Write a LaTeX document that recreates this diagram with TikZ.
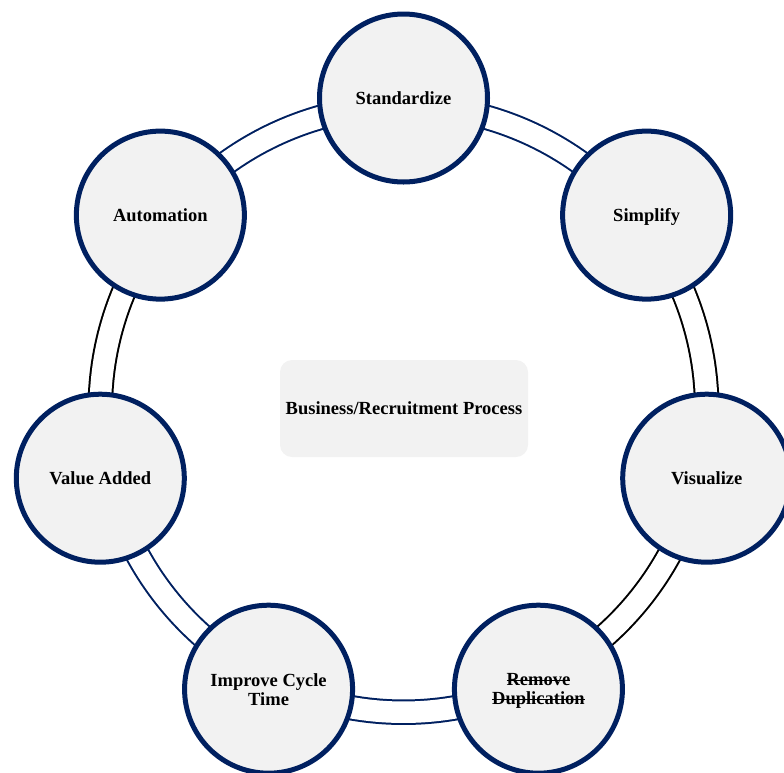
\documentclass[tikz,border=0pt]{standalone}
\usepackage{fontspec}
\setmainfont{Liberation Serif}
\definecolor{navy}{HTML}{002060}
\definecolor{paleg}{HTML}{F2F2F2}
% struck-through text
\newcommand\strk[1]{\setbox0=\hbox{#1}\rlap{\raisebox{0.26em}{\rule{\wd0}{0.07em}}}\box0}
% text whose descenders do not count for centring
\newcommand\nodepth[1]{\raisebox{0pt}[\height][0pt]{#1}}
\begin{document}
\begin{tikzpicture}[x=1pt,y=-1pt,
  stage/.style={circle, draw=navy, line width=5pt, fill=paleg,
    minimum size=168pt, inner sep=0pt, align=center,
    font=\fontsize{18.5}{19}\selectfont\bfseries},
  link/.style={double, double distance=21.5pt, line width=2pt},
  hub/.style={rounded corners=12pt, fill=paleg, minimum width=248pt,
    minimum height=97pt, inner sep=0pt,
    font=\fontsize{18.5}{19}\selectfont\bfseries}]
\useasboundingbox (0,0) rectangle (784,772);
\clip (0,0) rectangle (784,772);
\coordinate (O) at (403.5,409);
% ring of double connectors, drawn first so the circles cover their ends
\foreach \k/\col in {0/navy,1/black,2/black,3/navy,4/navy,5/black,6/navy}{
  \pgfmathsetmacro{\a}{90-\k*360/7}
  \pgfmathsetmacro{\b}{90-(\k+1)*360/7}
  \draw[link, draw=\col] (O) ++(-\a:303.25) arc[start angle=-\a, end angle=-\b, radius=303.25];
}
% stages around the ring
\node[stage] (s0) at ([shift={(-90:311)}]O) {Standardize};
\node[stage] (s1) at ([shift={(-38.571:311)}]O) {\nodepth{Simplify}};
\node[stage] (s2) at ([shift={(12.857:311)}]O) {Visualize};
\node[stage] (s3) at ([shift={(64.286:311)}]O) {\strk{Remove}\\\nodepth{\strk{Duplication}}};
\node[stage] (s4) at ([shift={(115.714:311)}]O) {Improve Cycle\\Time};
\node[stage] (s5) at ([shift={(167.143:311)}]O) {Value Added};
\node[stage] (s6) at ([shift={(218.571:311)}]O) {Automation};
% centre
\node[hub] (hub) at (404,408.5) {Business/Recruitment Process};
\end{tikzpicture}
\end{document}
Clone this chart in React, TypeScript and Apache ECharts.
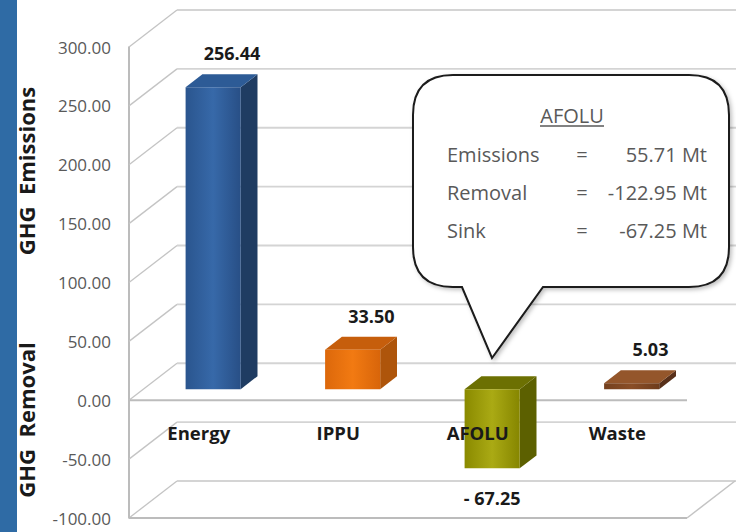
import React, { useEffect, useRef } from "react";
import * as echarts from "echarts";

const categories = ["Energy", "IPPU", "AFOLU", "Waste"];
const values = [256.44, 33.5, -67.25, 5.03];
const yTicks = [-100, -50, 0, 50, 100, 150, 200, 250, 300];
const yMin = -100;
const yMax = 300;
const yStep = 50;
const calloutTitle = "AFOLU";
const calloutLabels = ["Emissions", "Removal", "Sink"];
const calloutValues = ["55.71 Mt", "-122.95 Mt", "-67.25 Mt"];
const sideTitles = ["GHG  Emissions", "GHG  Removal"];

const barFront = [
  ["#2A558E", "#3769A9", "#284F86"],
  ["#DC680B", "#F27A12", "#D8650A"],
  ["#8A8A00", "#AAAA14", "#868600"],
  ["#74401E", "#8A4E26", "#6E3C1C"],
];
const barSide = ["#1F3C62", "#AE550B", "#5C6000", "#58301A"];
const barTop = ["#2D5B96", "#C65E0C", "#6C7002", "#94562B"];

const FONT = "'Open Sans', 'DejaVu Sans', sans-serif";
const DX = 48;
const DY = -37;
const BAR_FRONT = 0.3;
const BAR_BACK = 0.65;
const BAR_WIDTH = 0.395;
const CAT_LABEL_OFFSET = 32;

const BUBBLE_PATH =
  "M40 0 L276 0 Q316 0 316 40 L316 172 Q316 212 276 212 L130 212 L79 283 L49 212 L40 212 Q0 212 0 172 L0 40 Q0 0 40 0 Z";
echarts.graphic.registerShape("calloutBubble", echarts.graphic.extendPath(BUBBLE_PATH, {}));

const fmtVal = (v: number) => (v < 0 ? "- " + Math.abs(v).toFixed(2) : v.toFixed(2));

export default function App() {
  const ref = useRef<HTMLDivElement>(null);

  useEffect(() => {
    if (!ref.current) return;
    const chart = echarts.init(ref.current, undefined, { renderer: "svg" });

    const frameSeries = {
      type: "custom",
      z: 1,
      clip: false,
      silent: true,
      data: yTicks.map((t) => [0, t]),
      encode: { x: 0, y: 1 },
      renderItem: (params: any, api: any) => {
        const t = api.value(1);
        const cs = params.coordSys;
        const y = api.coord([0, t])[1];
        const L = cs.x;
        const R = cs.x + cs.width;
        const W = api.getWidth();
        const children: any[] = [
          { type: "line", shape: { x1: L, y1: y, x2: L + DX, y2: y + DY }, style: { stroke: "#c4c4c4", lineWidth: 1.3 } },
          { type: "line", shape: { x1: L + DX, y1: y + DY, x2: W, y2: y + DY }, style: { stroke: "#d4d4d4", lineWidth: 1.8 } },
        ];
        if (t === 0 || t === yMin) {
          children.push({ type: "line", shape: { x1: L, y1: y, x2: R, y2: y }, style: { stroke: "#bcbcbc", lineWidth: 2 } });
        }
        if (t === yMin) {
          children.push({ type: "line", shape: { x1: R, y1: y, x2: R + DX, y2: y + DY }, style: { stroke: "#c4c4c4", lineWidth: 1.5 } });
        }
        return { type: "group", children };
      },
    };

    const barSeries = {
      type: "custom",
      z: 3,
      clip: false,
      data: values.map((v, i) => [i, v]),
      encode: { x: 0, y: 1 },
      renderItem: (params: any, api: any) => {
        const i = api.value(0);
        const v = api.value(1);
        const base = api.coord([i, 0]);
        const tip = api.coord([i, v]);
        const band = api.size([1, 0])[0];
        const fx = BAR_FRONT * DX;
        const fy = BAR_FRONT * DY;
        const ddx = (BAR_BACK - BAR_FRONT) * DX;
        const ddy = (BAR_BACK - BAR_FRONT) * DY;
        const cx = base[0] + fx;
        const hw = (band * BAR_WIDTH) / 2;
        const l = cx - hw;
        const r = cx + hw;
        const y0 = base[1] + fy;
        const y1 = tip[1] + fy;
        const top = Math.min(y0, y1);
        const bottom = Math.max(y0, y1);
        const idx = params.dataIndex;
        const fc = barFront[idx];
        const children: any[] = [
          {
            type: "polygon",
            shape: { points: [[r, top], [r + ddx, top + ddy], [r + ddx, bottom + ddy], [r, bottom]] },
            style: { fill: barSide[idx] },
          },
          {
            type: "polygon",
            shape: { points: [[l, top], [l + ddx, top + ddy], [r + ddx, top + ddy], [r, top]] },
            style: { fill: barTop[idx] },
          },
          {
            type: "rect",
            shape: { x: l, y: top, width: r - l, height: bottom - top },
            style: {
              fill: new echarts.graphic.LinearGradient(0, 0, 1, 0, [
                { offset: 0, color: fc[0] },
                { offset: 0.5, color: fc[1] },
                { offset: 1, color: fc[2] },
              ]),
            },
          },
        ];
        const label =
          v >= 0
            ? { x: cx + ddx + 2, y: top + ddy - 21 }
            : { x: cx, y: bottom + 30 };
        children.push({
          type: "text",
          style: {
            text: fmtVal(v),
            x: label.x,
            y: label.y,
            align: "center",
            verticalAlign: "middle",
            fontFamily: FONT,
            fontSize: 18,
            fontWeight: "bold",
            fill: "#1a1a1a",
          },
        });
        children.push({
          type: "text",
          style: {
            text: categories[idx],
            x: base[0],
            y: base[1] + CAT_LABEL_OFFSET,
            align: "center",
            verticalAlign: "middle",
            fontFamily: FONT,
            fontSize: 18.5,
            fontWeight: "bold",
            fill: "#1a1a1a",
          },
        });
        return { type: "group", children };
      },
    };

    const rowYs = [154, 192, 230];
    const graphic: any[] = [
      { type: "rect", shape: { x: 0, y: 0, width: 17, height: 532 }, style: { fill: "#2F6BA5" }, z: 50 },
      {
        type: "text",
        x: 26,
        y: 171,
        rotation: Math.PI / 2,
        style: { text: sideTitles[0], align: "center", verticalAlign: "middle", fontFamily: FONT, fontSize: 22, fontWeight: "bold", fill: "#1a1a1a" },
        z: 50,
      },
      {
        type: "text",
        x: 26,
        y: 420,
        rotation: Math.PI / 2,
        style: { text: sideTitles[1], align: "center", verticalAlign: "middle", fontFamily: FONT, fontSize: 22, fontWeight: "bold", fill: "#1a1a1a" },
        z: 50,
      },
      {
        type: "calloutBubble",
        x: 413,
        y: 75,
        style: { fill: "#ffffff", stroke: "#1a1a1a", lineWidth: 2, shadowBlur: 4, shadowOffsetX: 2, shadowOffsetY: 2, shadowColor: "rgba(0,0,0,0.25)" },
        z: 60,
      },
      {
        type: "text",
        x: 572,
        y: 115,
        style: { text: calloutTitle, align: "center", verticalAlign: "middle", fontFamily: FONT, fontSize: 20, fill: "#595959" },
        z: 61,
      },
      { type: "line", shape: { x1: 540, y1: 126, x2: 604, y2: 126 }, style: { stroke: "#595959", lineWidth: 1.3 }, z: 61 },
    ];
    calloutLabels.forEach((lab, k) => {
      graphic.push({
        type: "text",
        x: 447,
        y: rowYs[k],
        style: { text: lab, align: "left", verticalAlign: "middle", fontFamily: FONT, fontSize: 20, fill: "#595959" },
        z: 61,
      });
      graphic.push({
        type: "text",
        x: 582,
        y: rowYs[k],
        style: { text: "=", align: "center", verticalAlign: "middle", fontFamily: FONT, fontSize: 20, fill: "#595959" },
        z: 61,
      });
      graphic.push({
        type: "text",
        x: 707,
        y: rowYs[k],
        style: { text: calloutValues[k], align: "right", verticalAlign: "middle", fontFamily: FONT, fontSize: 20, fill: "#595959" },
        z: 61,
      });
    });

    chart.setOption({
      animation: false,
      backgroundColor: "#ffffff",
      grid: { left: 129, right: 49, top: 47, bottom: 14, containLabel: false, outerBoundsMode: "none" },
      xAxis: {
        type: "category",
        data: categories,
        axisLine: { show: false },
        axisTick: { show: false },
        splitLine: { show: false },
        axisLabel: { show: false },
      },
      yAxis: {
        type: "value",
        min: yMin,
        max: yMax,
        interval: yStep,
        axisLine: { show: true, lineStyle: { color: "#a6a6a6", width: 1.5 } },
        axisTick: { show: false },
        splitLine: { show: false },
        axisLabel: { margin: 18, fontFamily: FONT, fontSize: 17, color: "#595959", formatter: (v: number) => v.toFixed(2) },
      },
      series: [frameSeries, barSeries],
      graphic,
    } as any);

    return () => chart.dispose();
  }, []);

  return <div ref={ref} style={{ position: "absolute", left: 0, top: 0, width: 736, height: 532 }} />;
}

Exercise directions
Include the first line of the records, the line containing "import * as", and every line between them, repeated exactly. Skip the pictures.

Final result
Write a LaTeX document that recreates this diagram with TikZ.
\documentclass[tikz,border=0pt]{standalone}
\usepackage{fontspec}
\setmainfont{Liberation Serif}
\definecolor{navy}{HTML}{002060}
\definecolor{paleg}{HTML}{F2F2F2}
% struck-through text
\newcommand\strk[1]{\setbox0=\hbox{#1}\rlap{\raisebox{0.26em}{\rule{\wd0}{0.07em}}}\box0}
% text whose descenders do not count for centring
\newcommand\nodepth[1]{\raisebox{0pt}[\height][0pt]{#1}}
\begin{document}
\begin{tikzpicture}[x=1pt,y=-1pt,
  stage/.style={circle, draw=navy, line width=5pt, fill=paleg,
    minimum size=168pt, inner sep=0pt, align=center,
    font=\fontsize{18.5}{19}\selectfont\bfseries},
  link/.style={double, double distance=21.5pt, line width=2pt},
  hub/.style={rounded corners=12pt, fill=paleg, minimum width=248pt,
    minimum height=97pt, inner sep=0pt,
    font=\fontsize{18.5}{19}\selectfont\bfseries}]
\useasboundingbox (0,0) rectangle (784,772);
\clip (0,0) rectangle (784,772);
\coordinate (O) at (403.5,409);
% ring of double connectors, drawn first so the circles cover their ends
\foreach \k/\col in {0/navy,1/black,2/black,3/navy,4/navy,5/black,6/navy}{
  \pgfmathsetmacro{\a}{90-\k*360/7}
  \pgfmathsetmacro{\b}{90-(\k+1)*360/7}
  \draw[link, draw=\col] (O) ++(-\a:303.25) arc[start angle=-\a, end angle=-\b, radius=303.25];
}
% stages around the ring
\node[stage] (s0) at ([shift={(-90:311)}]O) {Standardize};
\node[stage] (s1) at ([shift={(-38.571:311)}]O) {\nodepth{Simplify}};
\node[stage] (s2) at ([shift={(12.857:311)}]O) {Visualize};
\node[stage] (s3) at ([shift={(64.286:311)}]O) {\strk{Remove}\\\nodepth{\strk{Duplication}}};
\node[stage] (s4) at ([shift={(115.714:311)}]O) {Improve Cycle\\Time};
\node[stage] (s5) at ([shift={(167.143:311)}]O) {Value Added};
\node[stage] (s6) at ([shift={(218.571:311)}]O) {Automation};
% centre
\node[hub] (hub) at (404,408.5) {Business/Recruitment Process};
\end{tikzpicture}
\end{document}
Clone this chart in React, TypeScript and Apache ECharts.
import React, { useEffect, useRef } from "react";
import * as echarts from "echarts";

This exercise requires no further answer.